▶ Entries with chart source code
##############################

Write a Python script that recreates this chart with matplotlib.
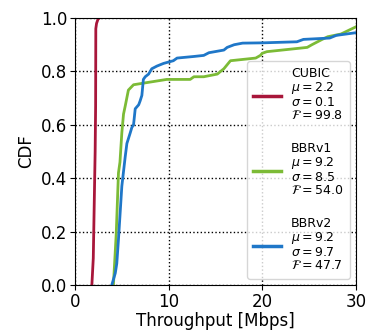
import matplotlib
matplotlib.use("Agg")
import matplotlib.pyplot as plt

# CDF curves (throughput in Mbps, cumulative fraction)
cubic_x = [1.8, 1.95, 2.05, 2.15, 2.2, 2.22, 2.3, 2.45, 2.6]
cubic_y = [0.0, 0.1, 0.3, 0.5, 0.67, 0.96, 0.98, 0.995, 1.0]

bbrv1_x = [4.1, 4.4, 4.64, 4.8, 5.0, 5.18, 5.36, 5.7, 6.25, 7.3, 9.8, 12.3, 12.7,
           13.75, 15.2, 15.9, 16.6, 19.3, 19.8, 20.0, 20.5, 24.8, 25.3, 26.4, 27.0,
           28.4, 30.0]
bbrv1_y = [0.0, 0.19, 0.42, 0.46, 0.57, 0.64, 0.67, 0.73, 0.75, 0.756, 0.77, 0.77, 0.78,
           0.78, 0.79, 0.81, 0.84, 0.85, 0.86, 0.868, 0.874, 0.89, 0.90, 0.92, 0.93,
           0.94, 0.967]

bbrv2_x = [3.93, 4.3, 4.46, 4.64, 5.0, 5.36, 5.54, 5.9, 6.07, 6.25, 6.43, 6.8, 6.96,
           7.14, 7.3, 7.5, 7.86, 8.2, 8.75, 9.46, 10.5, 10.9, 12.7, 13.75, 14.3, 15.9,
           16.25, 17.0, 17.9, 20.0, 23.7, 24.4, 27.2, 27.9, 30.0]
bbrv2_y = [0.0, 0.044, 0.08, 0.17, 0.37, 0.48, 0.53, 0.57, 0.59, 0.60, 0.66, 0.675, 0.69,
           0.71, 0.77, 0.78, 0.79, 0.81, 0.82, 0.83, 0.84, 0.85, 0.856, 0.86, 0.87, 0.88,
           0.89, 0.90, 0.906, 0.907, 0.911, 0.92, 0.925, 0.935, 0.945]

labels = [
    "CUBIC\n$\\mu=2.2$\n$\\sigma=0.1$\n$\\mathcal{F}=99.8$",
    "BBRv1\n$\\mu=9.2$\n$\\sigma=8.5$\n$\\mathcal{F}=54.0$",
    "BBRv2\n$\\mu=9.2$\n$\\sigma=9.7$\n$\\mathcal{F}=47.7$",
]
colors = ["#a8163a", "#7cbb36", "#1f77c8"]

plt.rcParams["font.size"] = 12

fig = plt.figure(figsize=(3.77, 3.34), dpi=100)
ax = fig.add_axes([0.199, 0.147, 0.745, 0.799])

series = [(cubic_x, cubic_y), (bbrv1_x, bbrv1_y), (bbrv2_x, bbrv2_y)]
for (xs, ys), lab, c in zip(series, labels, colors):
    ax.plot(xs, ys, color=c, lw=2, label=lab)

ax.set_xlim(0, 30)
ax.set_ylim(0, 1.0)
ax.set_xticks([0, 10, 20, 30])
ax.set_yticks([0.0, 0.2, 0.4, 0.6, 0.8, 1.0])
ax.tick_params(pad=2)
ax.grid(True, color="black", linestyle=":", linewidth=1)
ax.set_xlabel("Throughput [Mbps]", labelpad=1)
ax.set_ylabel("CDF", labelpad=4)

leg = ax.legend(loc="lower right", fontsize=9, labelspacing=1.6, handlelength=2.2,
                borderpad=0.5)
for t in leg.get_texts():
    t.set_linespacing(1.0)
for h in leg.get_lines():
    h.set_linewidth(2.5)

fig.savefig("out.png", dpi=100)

##############################

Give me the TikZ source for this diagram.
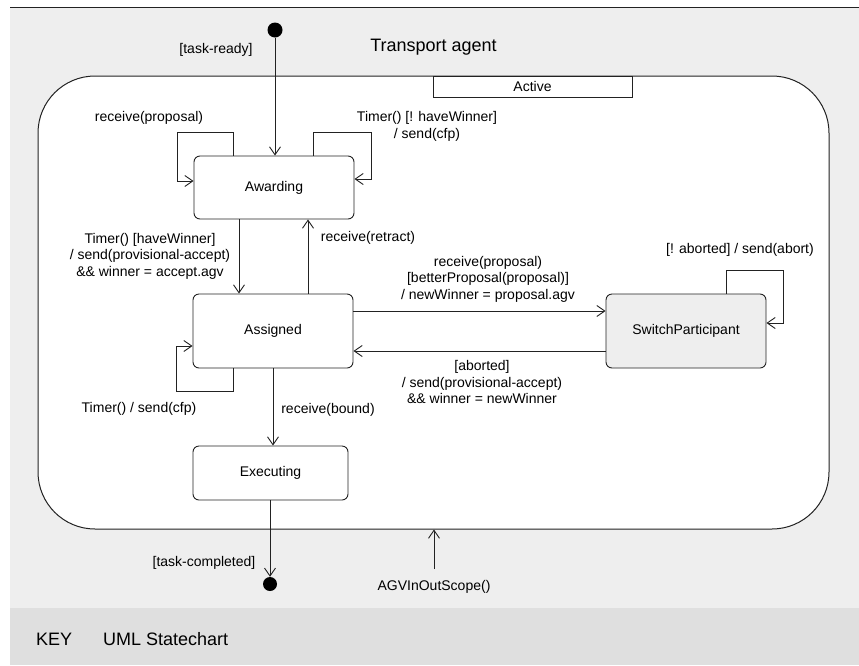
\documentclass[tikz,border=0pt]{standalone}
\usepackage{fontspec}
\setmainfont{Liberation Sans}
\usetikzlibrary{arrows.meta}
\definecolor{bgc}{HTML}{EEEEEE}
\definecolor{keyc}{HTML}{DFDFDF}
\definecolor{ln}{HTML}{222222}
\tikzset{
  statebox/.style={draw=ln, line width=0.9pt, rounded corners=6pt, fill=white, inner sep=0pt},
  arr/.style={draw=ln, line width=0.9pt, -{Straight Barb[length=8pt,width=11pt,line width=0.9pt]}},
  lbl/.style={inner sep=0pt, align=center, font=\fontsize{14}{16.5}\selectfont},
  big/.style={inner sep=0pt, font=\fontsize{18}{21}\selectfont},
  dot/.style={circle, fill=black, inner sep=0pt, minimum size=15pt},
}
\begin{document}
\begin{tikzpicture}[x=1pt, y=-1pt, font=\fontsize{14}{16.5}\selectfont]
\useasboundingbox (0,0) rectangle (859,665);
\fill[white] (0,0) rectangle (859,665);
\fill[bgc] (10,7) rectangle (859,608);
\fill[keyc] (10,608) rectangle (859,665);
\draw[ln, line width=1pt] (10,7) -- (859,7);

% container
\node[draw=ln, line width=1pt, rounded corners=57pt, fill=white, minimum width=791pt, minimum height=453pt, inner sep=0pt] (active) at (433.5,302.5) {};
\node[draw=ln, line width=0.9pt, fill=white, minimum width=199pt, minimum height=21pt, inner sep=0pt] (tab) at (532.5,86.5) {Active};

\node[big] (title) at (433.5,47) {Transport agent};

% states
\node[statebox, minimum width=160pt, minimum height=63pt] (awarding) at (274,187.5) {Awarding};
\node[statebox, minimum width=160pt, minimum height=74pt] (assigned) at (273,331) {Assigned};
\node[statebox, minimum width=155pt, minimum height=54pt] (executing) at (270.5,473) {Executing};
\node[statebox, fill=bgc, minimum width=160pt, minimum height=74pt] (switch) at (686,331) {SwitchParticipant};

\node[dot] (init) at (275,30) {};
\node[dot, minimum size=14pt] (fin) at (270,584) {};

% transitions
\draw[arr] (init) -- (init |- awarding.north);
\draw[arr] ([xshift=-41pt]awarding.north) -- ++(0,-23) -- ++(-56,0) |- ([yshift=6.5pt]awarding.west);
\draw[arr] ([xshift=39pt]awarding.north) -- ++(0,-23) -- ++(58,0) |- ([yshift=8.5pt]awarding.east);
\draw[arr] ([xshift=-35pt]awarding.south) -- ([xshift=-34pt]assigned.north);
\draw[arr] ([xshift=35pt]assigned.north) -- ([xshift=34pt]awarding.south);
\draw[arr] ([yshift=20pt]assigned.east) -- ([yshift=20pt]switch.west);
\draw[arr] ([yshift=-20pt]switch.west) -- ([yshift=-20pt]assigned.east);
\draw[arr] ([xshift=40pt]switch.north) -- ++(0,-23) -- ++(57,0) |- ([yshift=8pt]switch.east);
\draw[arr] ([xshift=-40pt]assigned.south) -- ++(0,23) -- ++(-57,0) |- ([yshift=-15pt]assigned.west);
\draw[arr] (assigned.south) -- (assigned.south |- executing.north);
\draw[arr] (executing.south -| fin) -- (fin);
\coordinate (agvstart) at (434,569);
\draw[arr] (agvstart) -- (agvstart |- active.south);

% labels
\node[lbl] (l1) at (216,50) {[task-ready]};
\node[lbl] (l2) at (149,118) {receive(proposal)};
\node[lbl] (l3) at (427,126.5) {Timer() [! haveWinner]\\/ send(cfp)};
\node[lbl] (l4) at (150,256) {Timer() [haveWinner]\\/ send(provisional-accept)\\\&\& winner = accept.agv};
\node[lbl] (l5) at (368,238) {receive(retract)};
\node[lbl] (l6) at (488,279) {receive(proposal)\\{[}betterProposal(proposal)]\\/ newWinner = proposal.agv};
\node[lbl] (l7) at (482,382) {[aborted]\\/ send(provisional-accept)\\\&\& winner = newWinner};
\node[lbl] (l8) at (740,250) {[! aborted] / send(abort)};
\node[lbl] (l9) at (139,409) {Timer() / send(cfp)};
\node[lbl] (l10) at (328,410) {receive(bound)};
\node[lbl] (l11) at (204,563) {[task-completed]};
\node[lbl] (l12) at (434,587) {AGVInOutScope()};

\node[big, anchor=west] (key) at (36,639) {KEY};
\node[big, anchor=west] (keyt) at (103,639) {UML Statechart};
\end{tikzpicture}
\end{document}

##############################

▶ Stated goal
Above are some records. Output exactly the lines from the one that contains "Write a Python" to the one that contains "ax.plot(xs, ys, color=c, lw=2, label=lab)", keeping both, and omit the pictures.

▶ Solution for this task
Write a Python script that recreates this chart with matplotlib.
import matplotlib
matplotlib.use("Agg")
import matplotlib.pyplot as plt

# CDF curves (throughput in Mbps, cumulative fraction)
cubic_x = [1.8, 1.95, 2.05, 2.15, 2.2, 2.22, 2.3, 2.45, 2.6]
cubic_y = [0.0, 0.1, 0.3, 0.5, 0.67, 0.96, 0.98, 0.995, 1.0]

bbrv1_x = [4.1, 4.4, 4.64, 4.8, 5.0, 5.18, 5.36, 5.7, 6.25, 7.3, 9.8, 12.3, 12.7,
           13.75, 15.2, 15.9, 16.6, 19.3, 19.8, 20.0, 20.5, 24.8, 25.3, 26.4, 27.0,
           28.4, 30.0]
bbrv1_y = [0.0, 0.19, 0.42, 0.46, 0.57, 0.64, 0.67, 0.73, 0.75, 0.756, 0.77, 0.77, 0.78,
           0.78, 0.79, 0.81, 0.84, 0.85, 0.86, 0.868, 0.874, 0.89, 0.90, 0.92, 0.93,
           0.94, 0.967]

bbrv2_x = [3.93, 4.3, 4.46, 4.64, 5.0, 5.36, 5.54, 5.9, 6.07, 6.25, 6.43, 6.8, 6.96,
           7.14, 7.3, 7.5, 7.86, 8.2, 8.75, 9.46, 10.5, 10.9, 12.7, 13.75, 14.3, 15.9,
           16.25, 17.0, 17.9, 20.0, 23.7, 24.4, 27.2, 27.9, 30.0]
bbrv2_y = [0.0, 0.044, 0.08, 0.17, 0.37, 0.48, 0.53, 0.57, 0.59, 0.60, 0.66, 0.675, 0.69,
           0.71, 0.77, 0.78, 0.79, 0.81, 0.82, 0.83, 0.84, 0.85, 0.856, 0.86, 0.87, 0.88,
           0.89, 0.90, 0.906, 0.907, 0.911, 0.92, 0.925, 0.935, 0.945]

labels = [
    "CUBIC\n$\\mu=2.2$\n$\\sigma=0.1$\n$\\mathcal{F}=99.8$",
    "BBRv1\n$\\mu=9.2$\n$\\sigma=8.5$\n$\\mathcal{F}=54.0$",
    "BBRv2\n$\\mu=9.2$\n$\\sigma=9.7$\n$\\mathcal{F}=47.7$",
]
colors = ["#a8163a", "#7cbb36", "#1f77c8"]

plt.rcParams["font.size"] = 12

fig = plt.figure(figsize=(3.77, 3.34), dpi=100)
ax = fig.add_axes([0.199, 0.147, 0.745, 0.799])

series = [(cubic_x, cubic_y), (bbrv1_x, bbrv1_y), (bbrv2_x, bbrv2_y)]
for (xs, ys), lab, c in zip(series, labels, colors):
    ax.plot(xs, ys, color=c, lw=2, label=lab)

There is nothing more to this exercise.